While the Berlin–Lehrte line, opened a year earlier, remained the fastest line for passenger between Hanover and Berlin, the line via Helmstedt also carried passenger traffic between the two cities and traffic from Hanover to Halle and Leipzig. In addition, substantial freight traffic was carried on both branches. In 1937 five express trains ran each day each way on the line.

===Transit route===

Since the line passed through relatively undemanding terrain and has no large structures, it was only impassable for a few days during and after World War II. The allies decided to use this line exclusively for the military transport of the Western powers in Berlin. The Berlin–Lehrte line remained usable, but was used less.

In 1960, the current Brunswick Hauptbahnhof opened, which removed the need for trains between Magdeburg and Hanover to reverse.
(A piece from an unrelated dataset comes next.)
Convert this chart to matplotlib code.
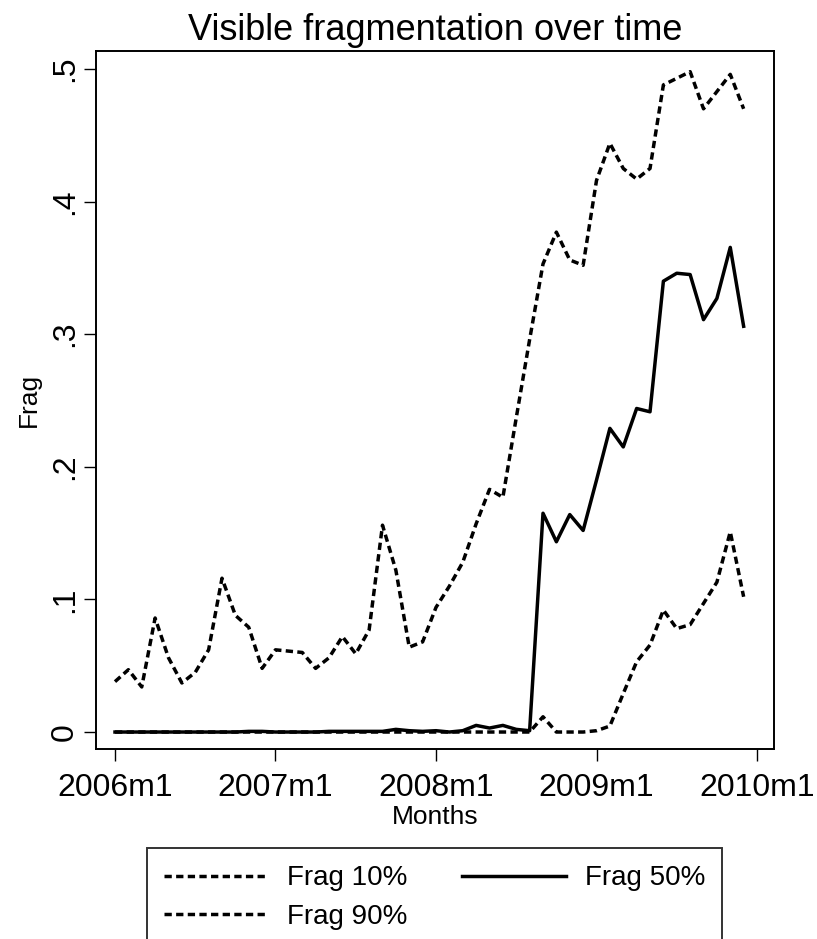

Rail transport between Helmstedt and Eilsleben was reopened under the Transit Agreement of 1972. In the 1980s, there were negotiations between West Germany and East Germany over an expansion of the transit routes. East Germany preferred the Lehrte line, to keep transit traffic out of Potsdam and Magdeburg. In the West, however, there were discussions of improved connections with Brunswick.

===German Unity Transport Project===
After the fall of the wall it was quickly decided to build a high-speed line between Hanover and Berlin. However, it was also clear that the construction would take several years. The initial experience with speed lines also showed that a separation of freight and high speed passenger traffic made sense. Under the German Unity Transport Projects, it was decided to restore as quickly as possible the existing routes and to electrify lines that were intended primarily for freight later. The core of this plan was the Helmstedt–Magdeburg line. In 1993 it was upgraded for operations at 160 km/h and electrified. In the east it connected with the Biederitz–Dessau line, which in turn connected at Güterglück with a now closed section of the former Canon railway, leading to Berlin. The direct line to Berlin via Brandenburg (Havel) and Potsdam was electrified in 1995.

In 1991 the first diesel-powered Intercity train ran from Hanover via Brunswick and Magdeburg to Berlin. Two years later the first Intercity-Express (ICE) ran on the line. The major change came in 1998 when the Hanover–Berlin high-speed line opened. Since then, the hourly ICE trains between Frankfurt and Berlin run on the line only on the 5 km section between Brunswick and the junction with the Weddel loop.

==Operations in 2017==
Intercity passenger trains on the line Leipzig-Magdeburg-Hanover-Cologne/Oldenburg serve the line approximately hourly, provided by the IC 55 Dresden – Leipzig – Magdeburg – Hannover – Dortmund – Cologne and the IC 56 Leipzig – Magdeburg – Hannover – Bremen – Oldenburg, each running every two hours. In addition, there is a Regionalbahn services (the RB 40) that runs every hour on weekdays between Helmstedt and Magdeburg.

The line is heavily used for freight. It is part of an electrified corridor connecting the Czech Republic and the industrial regions of Saxony and Saxony-Anhalt with the German and Dutch seaports on the North Sea.